With Intel laying people off and vowing to concentrate on the server market, wouldn't AMD be better off going after what's left of the desktop market? It's shrinking to be sure, but I think there's still a lot of meat on those bones, especially now that Intel won't be vying so hard for market share in that space. It would probably be a safer bet than handing over their IP to the Chinese.
'The Economy' is a giant Ponzi scheme whose most pitiable suckers are the youngest among us and the yet-unborn.

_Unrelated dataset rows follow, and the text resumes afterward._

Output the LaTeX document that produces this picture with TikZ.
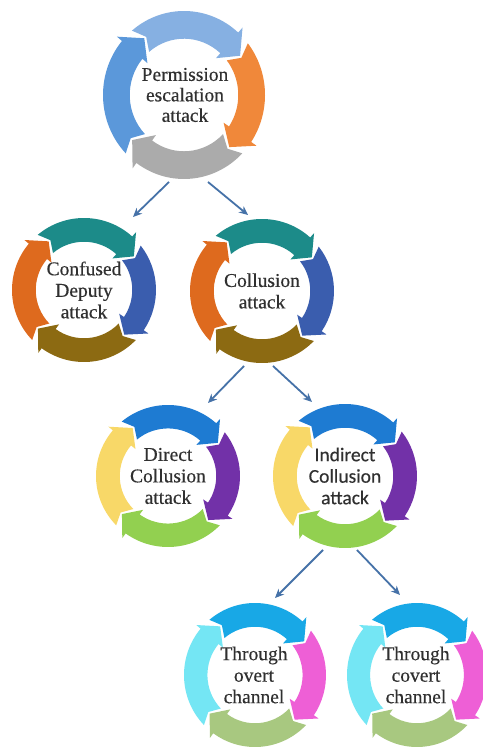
\documentclass[tikz,border=0pt]{standalone}
\usepackage{fontspec}
\setmainfont{Liberation Serif}[FakeBold=0.35]
\newfontfamily\calibfont{Carlito}[FakeBold=0.35]
\usetikzlibrary{arrows.meta,calc}
\definecolor{txtc}{HTML}{303030}
\definecolor{conncol}{HTML}{4672A8}
% Permission
\definecolor{pTop}{HTML}{86B0E2}
\definecolor{pRight}{HTML}{F0883A}
\definecolor{pBot}{HTML}{ABABAB}
\definecolor{pLeft}{HTML}{5B98DA}
% Confused / Collusion
\definecolor{cTop}{HTML}{1C8B89}
\definecolor{cRight}{HTML}{3A5DAE}
\definecolor{cBot}{HTML}{8C6A12}
\definecolor{cLeft}{HTML}{DE6A1E}
% Direct / Indirect
\definecolor{dTop}{HTML}{1E7BD2}
\definecolor{dRight}{HTML}{7231A8}
\definecolor{dBot}{HTML}{92D050}
\definecolor{dLeft}{HTML}{F8D868}
% Through
\definecolor{tTop}{HTML}{18A8E6}
\definecolor{tRight}{HTML}{EE5FD6}
\definecolor{tBot}{HTML}{A8C880}
\definecolor{tLeft}{HTML}{74E6F4}

% #1 tail angle, #2 tip angle, #3 colour (clockwise arrow on a unit ring)
\newcommand\ringarrow[3]{%
  \fill[#3] (#1:1) arc[start angle=#1, end angle={#2+14}, radius=1]
    -- ({#2+14}:1.08) -- (#2:0.835) -- ({#2+14}:0.59) -- ({#2+14}:0.67)
    arc[start angle={#2+14}, end angle=#1, radius=0.67]
    -- ({#1-6}:0.835) -- cycle;}
\newcommand\cyclering[8]{%
  \begin{scope}[shift={(#1,#2)}, xscale=#3, yscale=#4]
    \ringarrow{224}{126}{#8}
    \ringarrow{-44}{-140}{#7}
    \ringarrow{38}{-48}{#6}
    \ringarrow{130}{34}{#5}
  \end{scope}}

\begin{document}
\begin{tikzpicture}[x=1pt,y=1pt,
  lbl/.style={align=center, text=txtc, inner sep=0pt,
    font=\fontsize{19.5}{21.5}\selectfont},
  conn/.style={draw=conncol, line width=1.8pt, -{Stealth[length=9pt,width=8pt]}}]
\useasboundingbox (0,0) rectangle (482,749);
\fill[white] (0,0) rectangle (482,749);

\cyclering{184}{654}{81}{84}{pTop}{pRight}{pBot}{pLeft}
\cyclering{84}{459}{72}{72}{cTop}{cRight}{cBot}{cLeft}
\cyclering{262}{458}{72}{72}{cTop}{cRight}{cBot}{cLeft}
\cyclering{168}{273}{72}{71}{dTop}{dRight}{dBot}{dLeft}
\cyclering{345}{273}{72}{72}{dTop}{dRight}{dBot}{dLeft}
\cyclering{255}{74}{71}{72}{tTop}{tRight}{tBot}{tLeft}
\cyclering{417}{74}{70}{72}{tTop}{tRight}{tBot}{tLeft}

\node[lbl, font=\fontsize{19.5}{20.5}\selectfont] (perm) at (185,654) {Permission\\escalation\\attack};
\node[lbl] (conf) at (84,459) {Confused\\Deputy\\attack};
\node[lbl] (coll) at (262,458) {Collusion\\attack};
\node[lbl] (direct) at (168,273) {Direct\\Collusion\\attack};
\node[lbl, font=\calibfont\fontsize{19.5}{21.5}\selectfont] (indirect) at (345,273) {Indirect\\Collusion\\attack};
\node[lbl] (overt) at (254,74) {Through\\overt\\channel};
\node[lbl] (covert) at (416,74) {Through\\covert\\channel};

\coordinate (c1s) at ($(perm.center)+(-16,-87)$);
\coordinate (c1e) at ($(conf.center)+(49,73)$);
\coordinate (c2s) at ($(perm.center)+(23,-87)$);
\coordinate (c2e) at ($(coll.center)+(-14,76)$);
\coordinate (c3s) at ($(coll.center)+(-18,-75)$);
\coordinate (c3e) at ($(direct.center)+(40,73)$);
\coordinate (c4s) at ($(coll.center)+(11,-75)$);
\coordinate (c4e) at ($(indirect.center)+(-33,74)$);
\coordinate (c5s) at ($(indirect.center)+(-22,-74)$);
\coordinate (c5e) at ($(overt.center)+(21,77)$);
\coordinate (c6s) at ($(indirect.center)+(12,-74)$);
\coordinate (c6e) at ($(covert.center)+(-16,80)$);

\draw[conn] (c1s) -- (c1e);
\draw[conn] (c2s) -- (c2e);
\draw[conn] (c3s) -- (c3e);
\draw[conn] (c4s) -- (c4e);
\draw[conn] (c5s) -- (c5e);
\draw[conn] (c6s) -- (c6e);
\end{tikzpicture}
\end{document}
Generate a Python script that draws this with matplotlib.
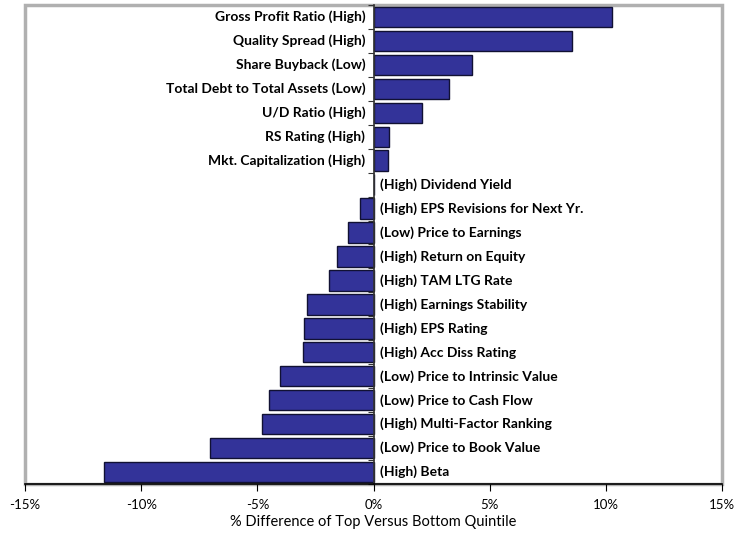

Often x86 is used to mean any processor with an ISA descended from the original 8086, including modern 64-bit CPUs. So they mean AMD is licensing their x86-64 (or x64 or AMD64, whichever way you like to put it) technology which is not as powerful as Intel's, but is still fully current in terms of ISA. They specifically mention AMD's "Zen" processor which is the new 64-bit architecture expected to release this year.
They ran into technical problems that prevented them from matching pace with Intel and when Apple made the switch, what incentive did they have to continue down that road?
LK
"Hi. This is my friend, Jack Shit, and you don't know him." - Lord Kano
The PowerPC\Power ISA merged when the POWER4 was released in 2001, so the intent was always for the PowerPC variant to die off at that point. If Apple continued down the PowerPC route instead of the switch to x86/x64 they'd likely be using one the POWER chips instead of a custom PowerPC.
The resulting POWER ISA is still going strong and IBM currently licenses the design to a number of different companies including Tundra Semiconductor, HCL Enterprise, Culturecom, P.A. Semi, Sony, Honeywell, Toshiba and Cray.
It was less technical reasons and more that they were arguing with IBM over chip pricing/manufacturing quantities and Intel swooped in and made them an offer they couldn't refuse.